>> begin

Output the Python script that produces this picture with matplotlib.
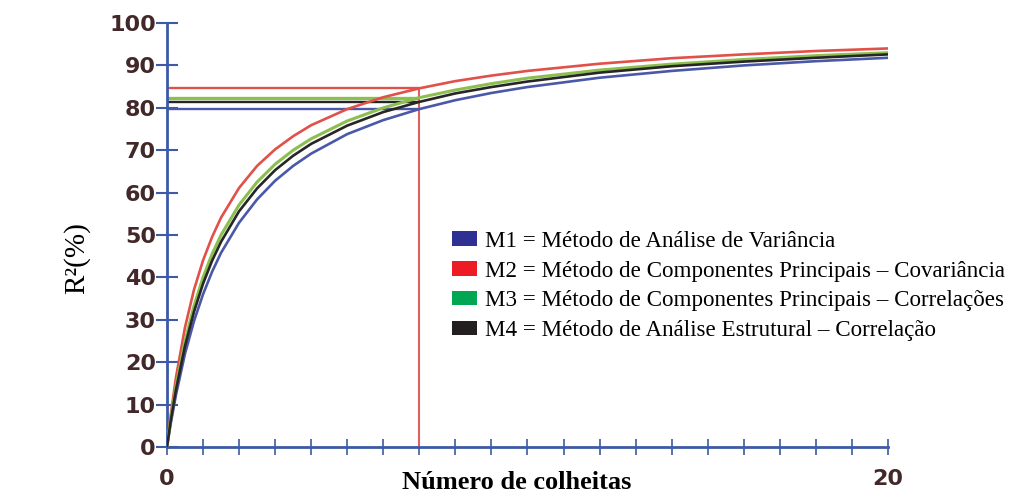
import matplotlib
matplotlib.use('Agg')
import matplotlib.pyplot as plt
from matplotlib.patches import Patch

# number of harvests
n = [0, 0.1, 0.25, 0.5, 0.75, 1, 1.25, 1.5, 2, 2.5, 3, 3.5, 4, 5, 6, 7, 8, 9, 10, 12, 14, 16, 18, 20]

# R2 (%) for each method
m1 = [0, 5.3, 12.3, 22.0, 29.7, 36.0, 41.3, 45.8, 52.9, 58.4, 62.8, 66.3, 69.2, 73.8, 77.1, 79.7,
      81.8, 83.5, 84.9, 87.1, 88.7, 90.0, 91.0, 91.8]
m2 = [0, 7.3, 16.4, 28.2, 37.1, 44.0, 49.5, 54.1, 61.1, 66.3, 70.2, 73.3, 75.9, 79.7, 82.5, 84.6,
      86.3, 87.6, 88.7, 90.4, 91.7, 92.6, 93.4, 94.0]
m3 = [0, 6.3, 14.3, 25.0, 33.3, 40.0, 45.5, 50.0, 57.1, 62.5, 66.7, 70.0, 72.7, 76.9, 80.0, 82.4,
      84.2, 85.7, 87.0, 88.9, 90.3, 91.4, 92.3, 93.0]
m4 = [0, 5.9, 13.5, 23.8, 31.9, 38.5, 43.9, 48.4, 55.6, 61.0, 65.3, 68.7, 71.5, 75.8, 79.0, 81.4,
      83.4, 84.9, 86.2, 88.3, 89.8, 90.9, 91.8, 92.6]

# reference lines at 7 harvests
ref_n = 7
ref_values = [79.7, 84.6, 82.4, 81.4]

labels = [
    'M1 = Método de Análise de Variância',
    'M2 = Método de Componentes Principais – Covariância',
    'M3 = Método de Componentes Principais – Correlações',
    'M4 = Método de Análise Estrutural – Correlação',
]
curve_colors = ['#4a58a8', '#e2504a', '#8cbf50', '#262626']
legend_colors = ['#2e3192', '#ed1c24', '#00a651', '#231f20']

fig = plt.figure(figsize=(10.1, 4.94), dpi=100)
ax = fig.add_axes([0.1653, 0.0951, 0.7139, 0.8583])

# horizontal guides from the y axis to n = 7
for val, col in zip(ref_values, curve_colors):
    ax.plot([0, ref_n], [val, val], color=col, lw=2.4 if col == '#8cbf50' else 1.7,
            solid_capstyle='butt', zorder=2)
ax.plot([ref_n, ref_n], [0, max(ref_values)], color='#e06060', lw=1.5, zorder=2)

for ys, col in zip([m1, m2, m3, m4], curve_colors):
    ax.plot(n, ys, color=col, lw=2.2 if col == '#8cbf50' else 1.9, zorder=3)

ax.set_xlim(0, 20)
ax.set_ylim(0, 100)

spine_col = '#3c5aa6'
for side in ['top', 'right']:
    ax.spines[side].set_visible(False)
for side in ['left', 'bottom']:
    ax.spines[side].set_color(spine_col)
    ax.spines[side].set_linewidth(2)

ax.set_xticks(range(0, 21))
ax.set_xticklabels(['0'] + [''] * 19 + ['20'])
ax.set_yticks(range(0, 101, 10))
ax.tick_params(axis='y', direction='inout', length=16, width=1.5, color=spine_col,
               pad=0, labelsize=16, labelcolor='#43282a')
ax.tick_params(axis='x', direction='inout', length=12, width=1.2, color=spine_col,
               pad=10, labelsize=16, labelcolor='#43282a')
for lab in ax.get_xticklabels() + ax.get_yticklabels():
    lab.set_fontweight('bold')
    lab.set_family('DejaVu Sans')

ax.text(0.485, -0.083, 'Número de colheitas', transform=ax.transAxes, ha='center', va='center',
        family='Liberation Serif', fontweight='bold', fontsize=19)
ax.text(-0.125, 0.446, 'R²(%)', transform=ax.transAxes, ha='center', va='center',
        rotation=90, family='Liberation Serif', fontsize=21)

handles = [Patch(facecolor=c, edgecolor='none') for c in legend_colors]
ax.legend(handles, labels, loc='upper left', bbox_to_anchor=(0.395, 0.51), frameon=False,
          prop={'family': 'Liberation Serif', 'size': 16.6}, handlelength=1.1, handleheight=0.6,
          handletextpad=0.35, labelspacing=0.38, borderpad=0, borderaxespad=0)

fig.savefig('out.png', dpi=100, facecolor='white')
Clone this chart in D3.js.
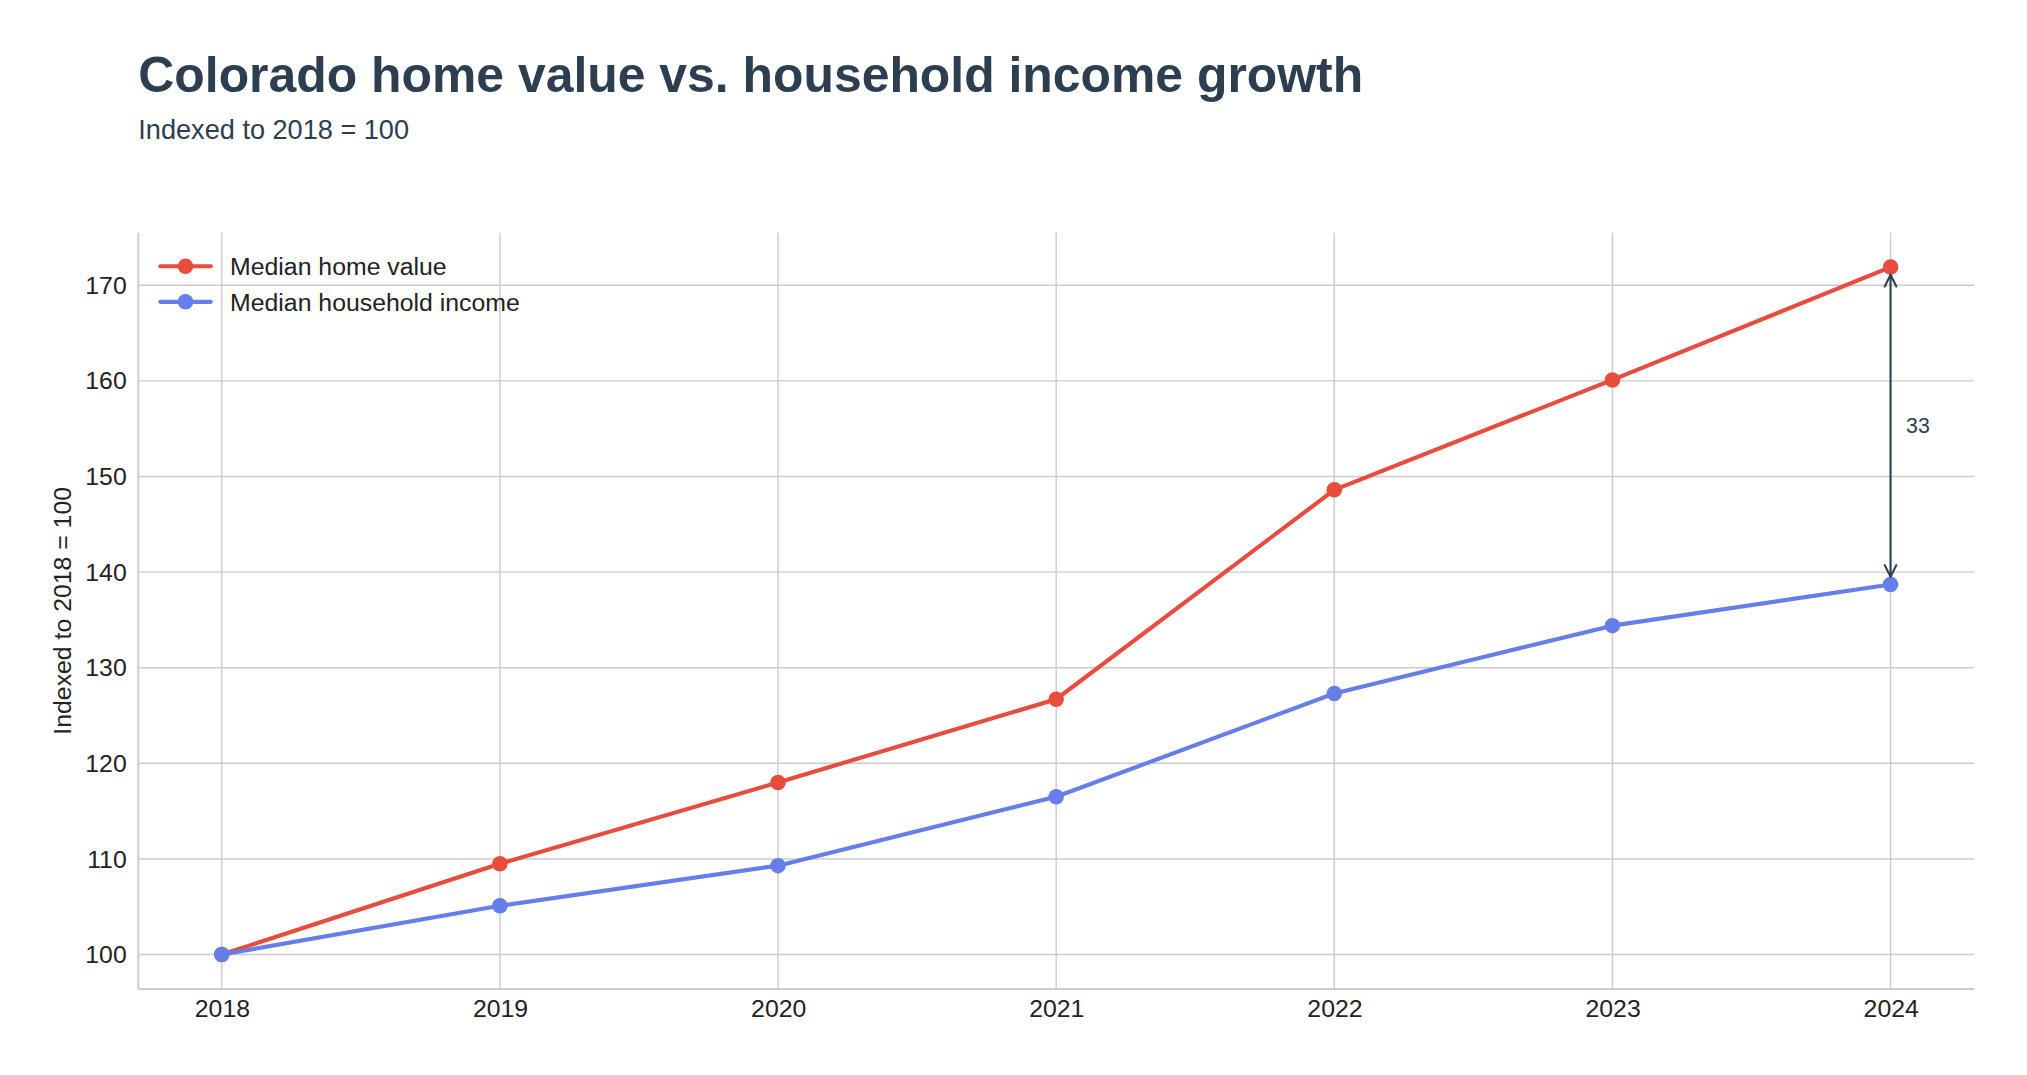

>> end

Your copy should match the records word for word, with the pictures removed.

Output the Python script that produces this picture with matplotlib.
import matplotlib
matplotlib.use('Agg')
import matplotlib.pyplot as plt
from matplotlib.patches import Patch

# number of harvests
n = [0, 0.1, 0.25, 0.5, 0.75, 1, 1.25, 1.5, 2, 2.5, 3, 3.5, 4, 5, 6, 7, 8, 9, 10, 12, 14, 16, 18, 20]

# R2 (%) for each method
m1 = [0, 5.3, 12.3, 22.0, 29.7, 36.0, 41.3, 45.8, 52.9, 58.4, 62.8, 66.3, 69.2, 73.8, 77.1, 79.7,
      81.8, 83.5, 84.9, 87.1, 88.7, 90.0, 91.0, 91.8]
m2 = [0, 7.3, 16.4, 28.2, 37.1, 44.0, 49.5, 54.1, 61.1, 66.3, 70.2, 73.3, 75.9, 79.7, 82.5, 84.6,
      86.3, 87.6, 88.7, 90.4, 91.7, 92.6, 93.4, 94.0]
m3 = [0, 6.3, 14.3, 25.0, 33.3, 40.0, 45.5, 50.0, 57.1, 62.5, 66.7, 70.0, 72.7, 76.9, 80.0, 82.4,
      84.2, 85.7, 87.0, 88.9, 90.3, 91.4, 92.3, 93.0]
m4 = [0, 5.9, 13.5, 23.8, 31.9, 38.5, 43.9, 48.4, 55.6, 61.0, 65.3, 68.7, 71.5, 75.8, 79.0, 81.4,
      83.4, 84.9, 86.2, 88.3, 89.8, 90.9, 91.8, 92.6]

# reference lines at 7 harvests
ref_n = 7
ref_values = [79.7, 84.6, 82.4, 81.4]

labels = [
    'M1 = Método de Análise de Variância',
    'M2 = Método de Componentes Principais – Covariância',
    'M3 = Método de Componentes Principais – Correlações',
    'M4 = Método de Análise Estrutural – Correlação',
]
curve_colors = ['#4a58a8', '#e2504a', '#8cbf50', '#262626']
legend_colors = ['#2e3192', '#ed1c24', '#00a651', '#231f20']

fig = plt.figure(figsize=(10.1, 4.94), dpi=100)
ax = fig.add_axes([0.1653, 0.0951, 0.7139, 0.8583])

# horizontal guides from the y axis to n = 7
for val, col in zip(ref_values, curve_colors):
    ax.plot([0, ref_n], [val, val], color=col, lw=2.4 if col == '#8cbf50' else 1.7,
            solid_capstyle='butt', zorder=2)
ax.plot([ref_n, ref_n], [0, max(ref_values)], color='#e06060', lw=1.5, zorder=2)

for ys, col in zip([m1, m2, m3, m4], curve_colors):
    ax.plot(n, ys, color=col, lw=2.2 if col == '#8cbf50' else 1.9, zorder=3)

ax.set_xlim(0, 20)
ax.set_ylim(0, 100)

spine_col = '#3c5aa6'
for side in ['top', 'right']:
    ax.spines[side].set_visible(False)
for side in ['left', 'bottom']:
    ax.spines[side].set_color(spine_col)
    ax.spines[side].set_linewidth(2)

ax.set_xticks(range(0, 21))
ax.set_xticklabels(['0'] + [''] * 19 + ['20'])
ax.set_yticks(range(0, 101, 10))
ax.tick_params(axis='y', direction='inout', length=16, width=1.5, color=spine_col,
               pad=0, labelsize=16, labelcolor='#43282a')
ax.tick_params(axis='x', direction='inout', length=12, width=1.2, color=spine_col,
               pad=10, labelsize=16, labelcolor='#43282a')
for lab in ax.get_xticklabels() + ax.get_yticklabels():
    lab.set_fontweight('bold')
    lab.set_family('DejaVu Sans')

ax.text(0.485, -0.083, 'Número de colheitas', transform=ax.transAxes, ha='center', va='center',
        family='Liberation Serif', fontweight='bold', fontsize=19)
ax.text(-0.125, 0.446, 'R²(%)', transform=ax.transAxes, ha='center', va='center',
        rotation=90, family='Liberation Serif', fontsize=21)

handles = [Patch(facecolor=c, edgecolor='none') for c in legend_colors]
ax.legend(handles, labels, loc='upper left', bbox_to_anchor=(0.395, 0.51), frameon=False,
          prop={'family': 'Liberation Serif', 'size': 16.6}, handlelength=1.1, handleheight=0.6,
          handletextpad=0.35, labelspacing=0.38, borderpad=0, borderaxespad=0)

fig.savefig('out.png', dpi=100, facecolor='white')
Clone this chart in D3.js.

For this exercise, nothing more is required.